Possible Ancient Origins

Long before the time of Christ, pagan communities, worldwide, set aside the weeks before the Winter Solstice as a time to honor the coming of the light.

This was done in a variety of ways. One such custom of the old was to bring your cart wheels indoors during the winter to keep it out of the elements. They would hang them from the ceiling, place evergreens and candles on them, making an impromptu chandelier for their home. They would spin these chandeliers and pray to their gods for the light to be sent back to them.  Sound familiar? Many attribute this custom as an origin of a type of advent wreath; a ritual calling light to invade the darkness.

After Christ, we find

Christians and Pagans sitting together at the table. Finding faith and common ground the best that they were able. Lighting trees in darkness, learning new ways from the old, and making sense of history and drawing warmth out of the cold.
— Dar Williams - The Christians and the Pagans

They had new purpose and understanding of the LIGHT that had come into our darkness.

I’m gonna stop hear and say, perhaps it’s an off-putting thought for you to know of the pagan origins of a lot of the Christian holidays. I know I had a hard time when I was in 7th grade and one of my teachers told the whole class that Christmas trees were pagan and terrible and that we shouldn’t have one. I left in tears that day. He had went too far and messed with something I found sacred. As I have matured...I hope I’ve matured ;)...I’ve come to appreciate the knowledge and understanding of origins and finding the beauty and truth behind why we as Christians hold on to them and make them something of purpose. So, if you are struggling what could be seen as a conflict of interests...I offer a different perspective:

Isn’t it a beautiful thing how God used this longing in their hearts and the need they had and gave us EVERYTHING we ever needed through the gift of His son, the LIGHT of the WORLD?!

Let’s keep going.

According to the Tradition in Action site, our Current and Tradition Advent Wreath, or Adventskran, “propose that its origin was in Germany in the 19th century. Protestant scholars point to a Lutheran minister who worked at a children's mission school in Hamburg as initiating the "first" official Advent wreath in 1839. He built a large wooden ring made out of an old cart wheel with 20 small red and 4 large white candles. The red candles were lit successively every weekday during Advent; on Sundays a large white candle was lit.”

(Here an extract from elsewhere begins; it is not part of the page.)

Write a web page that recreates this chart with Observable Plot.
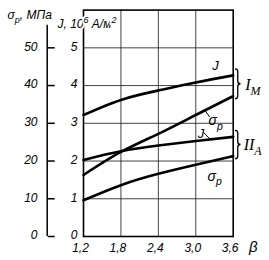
<!DOCTYPE html>
<html><head><meta charset="utf-8">
<script src="https://cdn.jsdelivr.net/npm/d3@7"></script>
<script src="https://cdn.jsdelivr.net/npm/@observablehq/plot@0.6"></script>
<style>html,body{margin:0;padding:0;background:#fff;}</style>
</head><body><div id="chart"></div>
<script>
// ---- data ----
const beta = [1.2, 1.8, 2.4, 3.0, 3.6];
const jIM = [3.22, 3.62, 3.87, 4.08, 4.27];        // J, 10^6 A/m^2 (group I_M)
const sigmaIM = [16.3, 22.4, 27.2, 32.2, 37.2];     // σp, MPa (group I_M)
const jIIA = [2.03, 2.26, 2.41, 2.53, 2.64];        // J (group II_A)
const sigmaIIA = [9.6, 13.6, 16.6, 19.0, 21.3];     // σp (group II_A)
const xTicks = [1.2, 1.8, 2.4, 3.0, 3.6];
const jTicks = [0, 1, 2, 3, 4, 5];
const sigmaTicks = [0, 10, 20, 30, 40, 50];

const series = [
  {key: "J I", values: jIM, k: 1},
  {key: "σ I", values: sigmaIM, k: 0.1},
  {key: "J II", values: jIIA, k: 1},
  {key: "σ II", values: sigmaIIA, k: 0.1}
];
const rows = series.flatMap(s => s.values.map((v, i) => ({key: s.key, beta: beta[i], v: v * s.k})));

const FONT = "'Liberation Sans', Arial, sans-serif";
const SERIF = "'Liberation Serif', 'DejaVu Serif', serif";
const gridStyle = {stroke: "#222", strokeOpacity: 0.85, strokeWidth: 1};

const plot = Plot.plot({
  width: 269, height: 260,
  marginLeft: 83, marginRight: 36.3, marginTop: 9.6, marginBottom: 24,
  style: {fontFamily: FONT, fontStyle: "italic", fontSize: "12px", color: "#000", background: "#fff"},
  x: {domain: [xTicks[0], xTicks[xTicks.length - 1]]},
  y: {domain: [0, 6]},
  marks: [
    Plot.gridX(xTicks.slice(1, -1), gridStyle),
    Plot.gridY(jTicks.slice(1), gridStyle),
    Plot.frame({stroke: "#000", strokeWidth: 1.6}),
    Plot.line(rows, {x: "beta", y: "v", z: "key", curve: "natural", stroke: "#000", strokeWidth: 2.6}),
    Plot.axisX(xTicks, {tickSize: 0, tickPadding: 7, dx: -3, label: null,
      tickFormat: d => d.toFixed(1).replace(".", ",")}),
    Plot.axisY(jTicks, {anchor: "left", tickSize: 0, tickPadding: 6, dy: -1, label: null}),
    // secondary σp axis (σ = 10·J)
    Plot.ruleX([xTicks[0]], {y1: 0, y2: 5.6, dx: -36.3, strokeWidth: 1.5}),
    Plot.axisY(jTicks, {anchor: "right", tickSize: 7, dx: -186, tickFormat: () => "", label: null, strokeWidth: 1.5}),
    Plot.axisY(jTicks, {anchor: "left", tickSize: 0, tickPadding: 0, dx: -46, dy: -1, label: null,
      tickFormat: d => String(sigmaTicks[jTicks.indexOf(d)])}),
    // axis titles
    Plot.text(["σ_{р}, МПа"], {frameAnchor: "top-left", lineAnchor: "middle", dx: -76, dy: 5.4,
      textAnchor: "start", fontSize: 12}),
    Plot.text(["J, 10^{6} А/м^{2}"], {frameAnchor: "top-left", lineAnchor: "middle", dx: -26, dy: 14.4,
      textAnchor: "start", fontSize: 12, fill: "#000", stroke: "#fff", strokeWidth: 4}),
    Plot.text(["β"], {x: xTicks[xTicks.length - 1], frameAnchor: "bottom", lineAnchor: "middle",
      dx: 20, dy: 11, fontSize: 15}),
    // curve labels and leaders
    Plot.text(["J"], {x: 3.316, y: 4.53, fontSize: 13}),
    Plot.text(["σ_{р}"], {x: 3.204, y: 3.07, textAnchor: "start", fontSize: 14}),
    Plot.text(["J"], {x: 3.084, y: 2.73, fontSize: 13}),
    Plot.text(["σ_{р}"], {x: 3.188, y: 1.6, textAnchor: "start", fontSize: 14}),
    Plot.link([0], {x1: 3.14, y1: 3.36, x2: 3.225, y2: 3.16, strokeWidth: 1}),
    Plot.link([0], {x1: 3.124, y1: 2.756, x2: 3.236, y2: 2.57, strokeWidth: 1}),
    // group labels
    Plot.text(["I_{М}"], {x: xTicks[xTicks.length - 1], y: (jIM[4] + sigmaIM[4] / 10) / 2, dx: 12, dy: -1,
      textAnchor: "start", fontSize: 16, fontFamily: SERIF}),
    Plot.text(["II_{А}"], {x: xTicks[xTicks.length - 1], y: (jIIA[4] + sigmaIIA[4] / 10) / 2, dx: 10.5, dy: -2,
      textAnchor: "start", fontSize: 16, fontFamily: SERIF})
  ]
});
document.getElementById("chart").appendChild(plot);

// sub/superscripts as tspans
function richify(root) {
  root.querySelectorAll("text").forEach(el => {
    const s = el.textContent;
    if (!/[_^]\{/.test(s)) return;
    const fs = parseFloat(getComputedStyle(el).fontSize) || 12;
    const parts = s.split(/([_^]\{[^}]*\})/).filter(Boolean);
    while (el.firstChild) el.removeChild(el.firstChild);
    let shift = 0;
    for (const p of parts) {
      const m = p.match(/^([_^])\{([^}]*)\}$/);
      const ts = document.createElementNS("http://www.w3.org/2000/svg", "tspan");
      let target = 0;
      if (m) {
        ts.textContent = m[2];
        ts.setAttribute("font-size", (fs * 0.75).toFixed(1));
        target = m[1] === "_" ? fs * 0.32 : -fs * 0.42;
      } else ts.textContent = p;
      const d = target - shift;
      if (d) ts.setAttribute("dy", d.toFixed(2));
      shift = target;
      el.appendChild(ts);
    }
  });
}
richify(plot);

// braces
const X = plot.scale("x"), Y = plot.scale("y");
function brace(x, y1, y2, w) {
  const ym = (y1 + y2) / 2, q = w / 2;
  return `M${x},${y1}Q${x + q},${y1} ${x + q},${y1 + q}L${x + q},${ym - q}Q${x + q},${ym} ${x + w},${ym}` +
         `Q${x + q},${ym} ${x + q},${ym + q}L${x + q},${y2 - q}Q${x + q},${y2} ${x},${y2}`;
}
const xr = X.apply(xTicks[xTicks.length - 1]) + 2.3;
[[jIM[4], sigmaIM[4] / 10], [jIIA[4], sigmaIIA[4] / 10]].forEach(([a, b]) => {
  d3.select(plot).append("path")
    .attr("d", brace(xr, Y.apply(a) - 6, Y.apply(b) + 3, 5.5))
    .attr("fill", "none").attr("stroke", "#000").attr("stroke-width", 1.3);
});
</script>
</body></html>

As with any great idea, it took off and many German Protestants began using these wreaths in their homes and schools. The wreath did shrink a bit. Only 4 red candles were used and sometimes a white candle was put in the middle and lit on Christmas.

“By the end of the 19th century Catholics in Germany had adopted the custom as well, and in the 1920s and 1930s immigrants brought that Advent Wreath to the United States.”

Meaning of the Candles

Originally the candles were simply a countdown to Christmas. Now, in liturgical churches the candles are different colors and have different themes. The colors and meanings are not the same across denominations or traditions as we have learned but the most common themes are: Hope, Love, Joy, and Peace. With the four candles representing the 4,000 years between Adam and Eve and the birth of Christ during which mankind waited for the arrival of Jesus.

Color of the Candles

According to the Traditions in Action site, “the use of an Advent Wreath in Catholic homes was encouraged by the progressivist Liturgical Movement in the 1940s and 1950s. Catholic women were encouraged to introduce more symbols and signs of the liturgical seasons in their homes to develop piety and religious customs in an increasingly commercialized society. One woman in particular, Therese Mueller, a lay leader in the Liturgical Movement and strongly involved with the Catholic Workers, is responsible for this change of color.

In her series of articles on "The Liturgical Year in the Home," widely circulated throughout U.S. parishes, she encouraged the practice of the Advent Wreath, a custom borrowed from her native Germany. To "Catholicize" the custom more thoroughly, the red candles were switched to liturgical purple and rose, to match the liturgical colors of penitence and royal kingship. (Katherine Harmon, Lay Women in the Liturgical Movement in the US 1926-69, Liturgical Press, 2014, pp. 268-269).

It became the practice for Protestant temples and homes in the U.S. to use four red candles, and for Catholics to use the purple and pink candles. Some Anglicans, who also adopted the custom in the early 1900s, use blue or white.”

Our Church. Our Homes.

Like most traditions, the customs of Advent have adapted over time. And although research is important, the most important thing is that we understand why we are celebrating and to teach the next generation the importance of taking time to prepare our hearts for the LIGHT that is coming!

In fact, all of this research has encouraged me to buy an advent wreath for our family this year! We just got home and finished setting it up on our table!


Soon, our nights grow shorter and our days grow long.
We look once more on these earthy symbols–
firelight and evergreens–
and embrace the glow of hope
That Light and Life will return once again to the earth.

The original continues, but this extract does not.